Кровожадная Экклесия расхохоталась, она исключила Сократа из списка приговорённых к смерти, ведь это так легко было сделать — избавить от казни невиновного человека.
— Когда казнь? — спросила Аспасия Сократа, когда он сообщил ей о решении Экклесии.
— Сегодня, — ответил Сократ. — После захода солнца.
— Где?
— Во дворе тюрьмы. Нет такой большой камеры, которая могла бы вместить одновременно всех приговорённых и их родственников. Поэтому прощальный пир будет во дворе. К тому же там лучше наблюдать за солнцем: как только оно сядет, члены Коллегии Одиннадцати принесут цикуту. Тебе надо быть там до захода солнца.
— А тебе? — спросила Аспасия.
— Я пойду с тобой. Прикажи слугам приготовить вино и всякую пищу для сына и его друзей.
— Да, сейчас прикажу. А ты жди меня здесь. — Аспасия вышла, чтобы отдать приказание слугам, долго не возвращалась.
Когда Сократ сообщил ей о решении Экклесии, она не закричала, не заплакала — готова была к такому решению, — лишь глаза затуманились и лицо вдруг потемнело. Несчастье — темно, светится только радость. Так она держала себя перед Сократом и перед Феодотой, которая была здесь же. Теперь, уйдя, должно быть, где-то плакала, а может быть, и нет, может быть, просто сидела и молчала, заглушая в себе силою рассудка нестерпимую боль. Ведь боги не избавляют нас от боли, полагая, что милосердие — пустое занятие.

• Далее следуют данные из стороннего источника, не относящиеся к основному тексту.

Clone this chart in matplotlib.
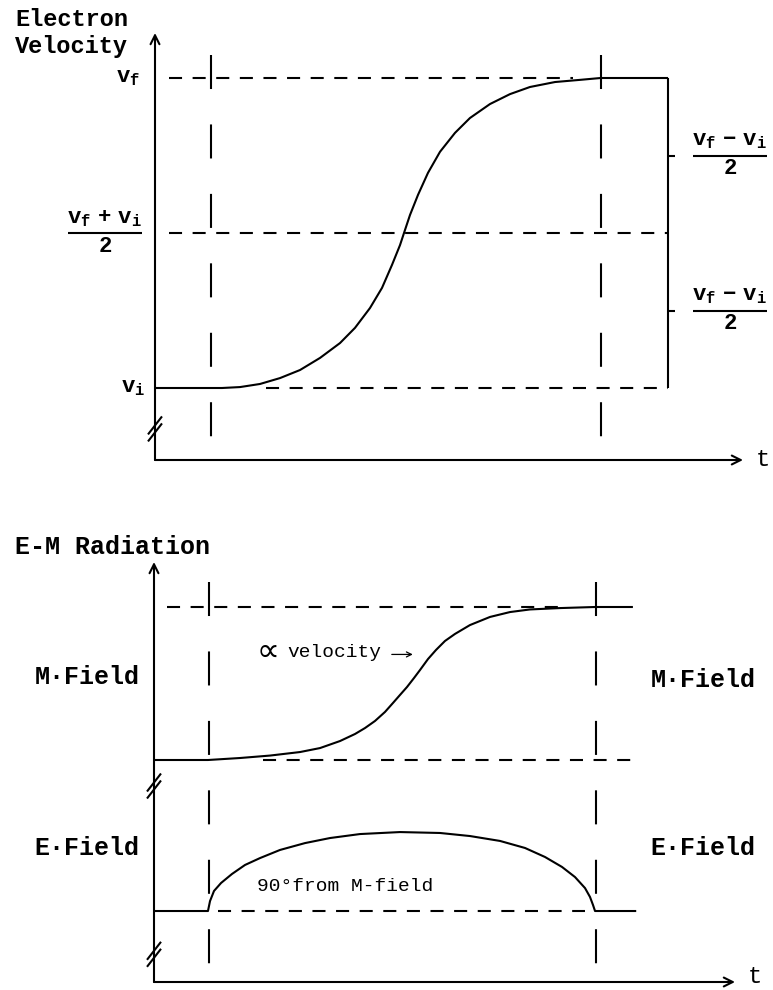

— Вот как благодарит людей государство, — сказала Сократу Феодота. — Я уже не говорю о тех, кто жил сам по себе, а о тех, кто служил государству и, стало быть, народу. Нет благодарности. А ведь даже хорошо поставленные камни не падают на тех, кто их поставил, хотя у камней нет души. Сколько радости досталось бы Аспасии, когда б она жила просто: любила, пела, танцевала, рожала детей, девочек и мальчиков, таких же красивых, как она сама. Всё было у неё — красота, богатство, ум, сердечность. А это пустое — служение городу, народу. Народ переменчив и что любил прежде, то нынче ненавидит. Его радости — в переменах, о которых можно болтать, болтать и болтать. Вот и вся страсть, вот и вся суть государства — болтовня о переменах, а подлинное благо государство не ценит. Прославляет умерших — всё ради той же болтовни, а живых казнит с наслаждением в предчувствии долгой и громкой болтовни. Что ты скажешь, Сократ? — спросила старая Феодота.